## Work to do
Your task is to tally the lines of the listing containing the word "script" and report the figure alone.

======== The data

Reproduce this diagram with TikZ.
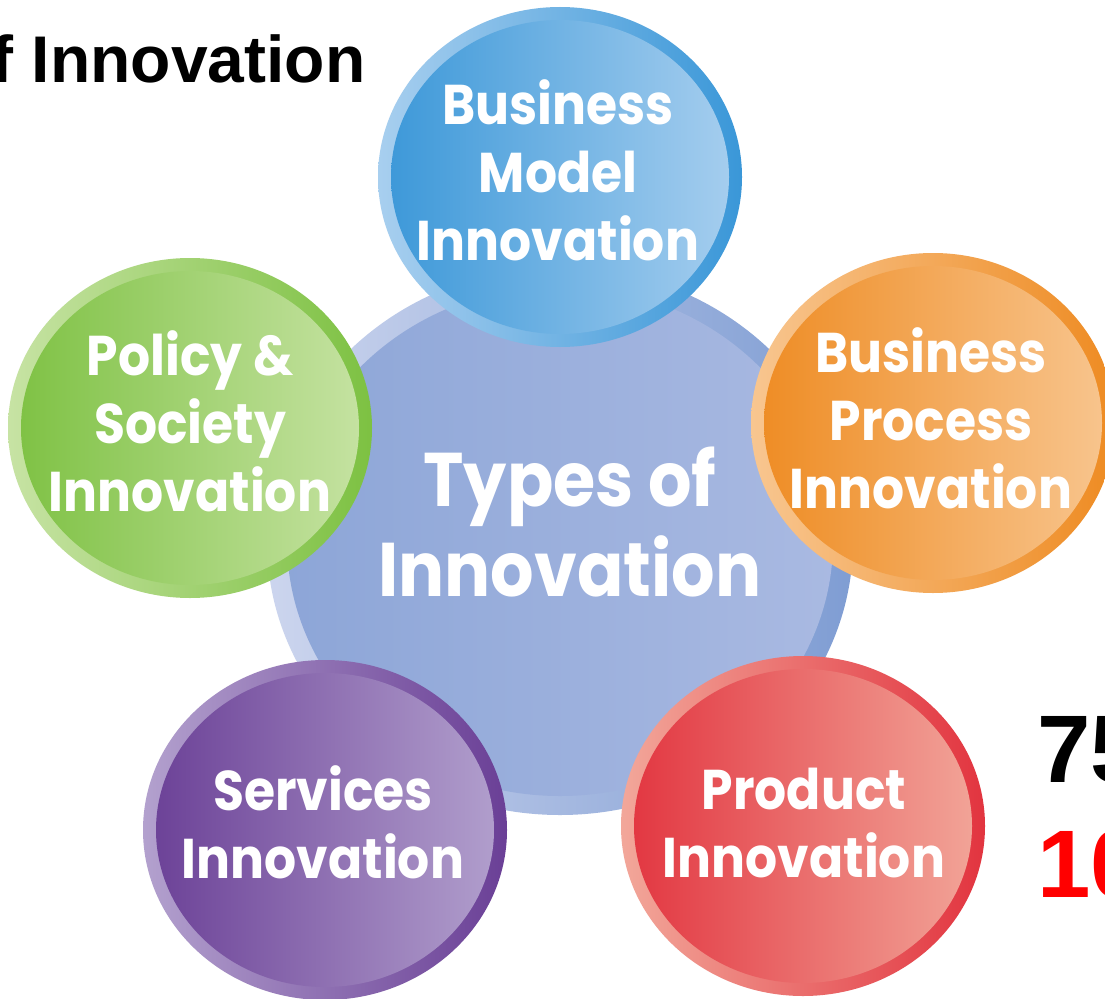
\documentclass[tikz,border=0pt]{standalone}
\usepackage{fontspec}
\setmainfont{Liberation Sans}
\newfontfamily\roundfont{Poppins}[FakeStretch=0.9]
\usetikzlibrary{positioning,
        shapes.geometric}
\definecolor{bmdark}{HTML}{3A97D8}
\definecolor{bmlight}{HTML}{A8CFEF}
\definecolor{psdark}{HTML}{7DC142}
\definecolor{pslight}{HTML}{C7E3A4}
\definecolor{bpdark}{HTML}{EE8B22}
\definecolor{bplight}{HTML}{F8C690}
\definecolor{svdark}{HTML}{6A3F96}
\definecolor{svlight}{HTML}{B3A1CE}
\definecolor{pddark}{HTML}{E2343F}
\definecolor{pdlight}{HTML}{F2A79A}
\definecolor{hubdark}{HTML}{7F9DD3}
\definecolor{hublight}{HTML}{CCD5EE}
\definecolor{hubfill}{HTML}{8CA5D7}
\definecolor{hubfilllight}{HTML}{AABAE2}

\begin{document}
\begin{tikzpicture}[x=1pt,y=-1pt,
            bubble/.style 2 args={ellipse,minimum width=364pt,minimum height=340pt,inner sep=0pt,
                left color=#2,right color=#1,
                path picture={\shade[left color=#1,right color=#2] (path picture bounding box.center) ellipse [x radius=169pt,y radius=157pt];}},
            bubbletext/.style={text=white,align=center,font=\roundfont\bfseries\fontsize{56}{68}\selectfont},
            bignum/.style={anchor=base west,font=\bfseries\fontsize{96}{96}\selectfont}]
            \fill[white] (0,0) rectangle (1105,998);
            \useasboundingbox (0,0) rectangle (1105,998);
            \clip (0,0) rectangle (1105,998);

            \node [ellipse,minimum width=586pt,minimum height=548pt,inner sep=0pt,
                left color=hublight,right color=hubdark,
                path picture={\shade[left color=hubfill,right color=hubfilllight] (path picture bounding box.center) ellipse [x radius=273pt,y radius=255pt];}] (hub) at (560,541) {};
            \node [text=white,align=center,font=\roundfont\bfseries\fontsize{76}{90}\selectfont] (hub text) at (570,522) {Types of\\Innovation};

            \node [bubble={bmdark}{bmlight}] (bm) at (560,177) {};
            \node [bubble={psdark}{pslight}] (ps) at (190,428) {};
            \node [bubble={bpdark}{bplight}] (bp) at (933,423) {};
            \node [bubble={svdark}{svlight}] (sv) at (325,830) {};
            \node [bubble={pddark}{pdlight}] (pd) at (803,826) {};

            \node [bubbletext] (bm text) at (558,170) {Business\\Model\\Innovation};
            \node [bubbletext] (ps text) at (190,421) {Policy \&\\Society\\Innovation};
            \node [bubbletext] (bp text) at (931,418) {Business\\Process\\Innovation};
            \node [bubbletext] (sv text) at (323,822) {Services\\Innovation};
            \node [bubbletext] (pd text) at (804,823) {Product\\Innovation};

            \node [anchor=base west,font=\bfseries\fontsize{66}{66}\selectfont] (title) at (-12,82) {f Innovation};
            \node [bignum] (seventyfive) at (1034,782) {75};
            \node [bignum,text=red] (ten) at (1034,897) {10};
        \end{tikzpicture}
\end{document}
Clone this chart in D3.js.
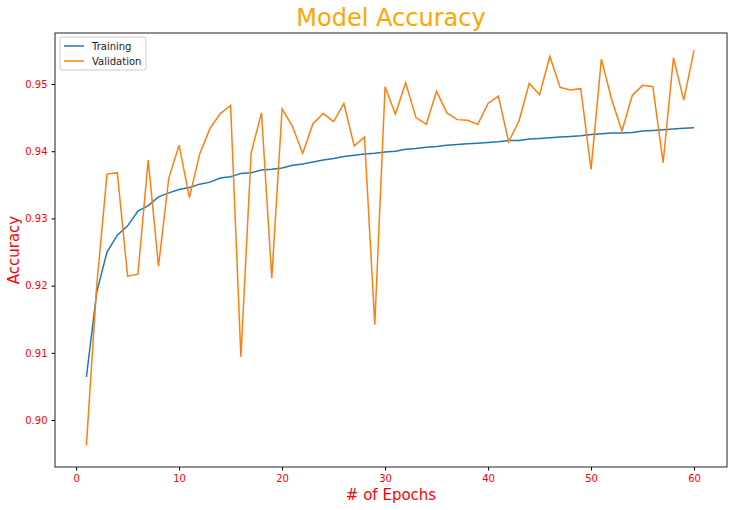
<!DOCTYPE html>
<html><head><meta charset="utf-8">
<script src="https://cdn.jsdelivr.net/npm/d3@7.9.0/dist/d3.min.js"></script>
<style>body{margin:0;background:#fff;font-family:"DejaVu Sans",sans-serif}</style>
</head><body><svg width="732" height="510"></svg>
<script>
const training = [0.9064,0.9190,0.9250,0.9275,0.9289,0.9311,0.9319,0.9332,0.9338,0.9343,
  0.9346,0.9351,0.9354,0.9360,0.9362,0.9367,0.9368,0.9372,0.9373,0.9375,
  0.9379,0.9381,0.9384,0.9387,0.9389,0.9392,0.9394,0.9396,0.9397,0.9399,
  0.9400,0.9403,0.9404,0.9406,0.9407,0.9409,0.9410,0.9411,0.9412,0.9413,
  0.9414,0.9416,0.9416,0.9418,0.9419,0.9420,0.9421,0.9422,0.9423,0.9425,
  0.9426,0.9427,0.9427,0.9428,0.9430,0.9431,0.9432,0.9433,0.9434,0.9435];
const validation = [0.8962,0.9200,0.9366,0.9368,0.9214,0.9217,0.9387,0.9229,0.9360,0.9409,
  0.9331,0.9396,0.9434,0.9456,0.9468,0.9094,0.9398,0.9457,0.9211,0.9463,
  0.9437,0.9397,0.9441,0.9456,0.9444,0.9471,0.9408,0.9421,0.9142,0.9496,
  0.9455,0.9502,0.9450,0.9440,0.9489,0.9457,0.9447,0.9446,0.9440,0.9471,
  0.9482,0.9414,0.9445,0.9501,0.9484,0.9541,0.9495,0.9491,0.9493,0.9373,
  0.9537,0.9477,0.9430,0.9483,0.9498,0.9496,0.9383,0.9539,0.9476,0.9550];
const xTicks = [0,10,20,30,40,50,60];
const yTicks = [0.90,0.91,0.92,0.93,0.94,0.95];

const svg = d3.select("svg");
const L=55,R=727,T=33,B=467;
const x = d3.scaleLinear().domain([-2.05,63.2]).range([L,R]);
const y = d3.scaleLinear().domain([0.89301,0.95759]).range([B,T]);

const xa = svg.append("g").attr("transform",`translate(0,${B})`)
  .call(d3.axisBottom(x).tickValues(xTicks).tickSize(3.5).tickPadding(4));
const ya = svg.append("g").attr("transform",`translate(${L},0)`)
  .call(d3.axisLeft(y).tickValues(yTicks).tickFormat(d3.format(".2f")).tickSize(3.5).tickPadding(4));
[xa,ya].forEach(a=>{a.select(".domain").remove();
  a.selectAll("text").attr("fill","red").style("font-size","10px").style("font-family","DejaVu Sans");});

const line = d3.line().x((d,i)=>x(i+1)).y(d=>y(d));
svg.append("path").datum(training).attr("d",line).attr("fill","none").attr("stroke","#1f77b4").attr("stroke-width",1.5);
svg.append("path").datum(validation).attr("d",line).attr("fill","none").attr("stroke","#ff7f0e").attr("stroke-width",1.5);

svg.append("rect").attr("x",L).attr("y",T).attr("width",R-L).attr("height",B-T)
  .attr("fill","none").attr("stroke","#222").attr("stroke-width",1);

svg.append("text").attr("x",(L+R)/2).attr("y",26).attr("text-anchor","middle")
  .attr("fill","orange").style("font-size","24px").text("Model Accuracy");
svg.append("text").attr("x",(L+R)/2).attr("y",500).attr("text-anchor","middle")
  .attr("fill","red").style("font-size","15px").text("# of Epochs");
svg.append("text").attr("transform",`translate(19,${(T+B)/2}) rotate(-90)`).attr("text-anchor","middle")
  .attr("fill","red").style("font-size","15px").text("Accuracy");

const lg = svg.append("g").attr("transform","translate(60,37)");
lg.append("rect").attr("width",86).attr("height",33).attr("rx",2).attr("fill","#fff").attr("stroke","#ccc");
[["Training","#1f77b4"],["Validation","#ff7f0e"]].forEach(([t,c],i)=>{
  lg.append("line").attr("x1",4).attr("x2",24).attr("y1",9+i*15).attr("y2",9+i*15).attr("stroke",c).attr("stroke-width",1.5);
  lg.append("text").attr("x",32).attr("y",13+i*15).style("font-size","10px").attr("fill","#222").text(t);
});
</script></body></html>
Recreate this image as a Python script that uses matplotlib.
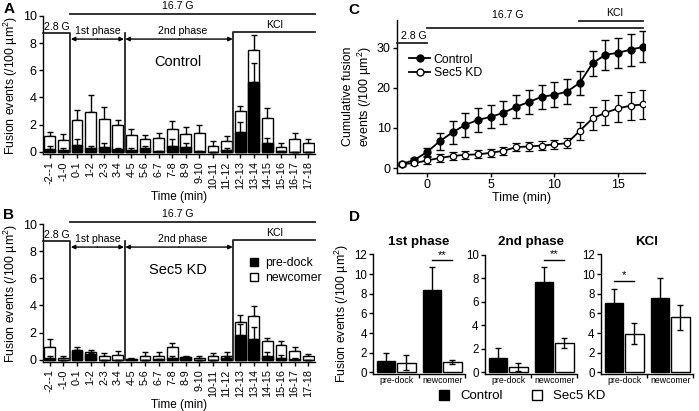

================

## Final answer
4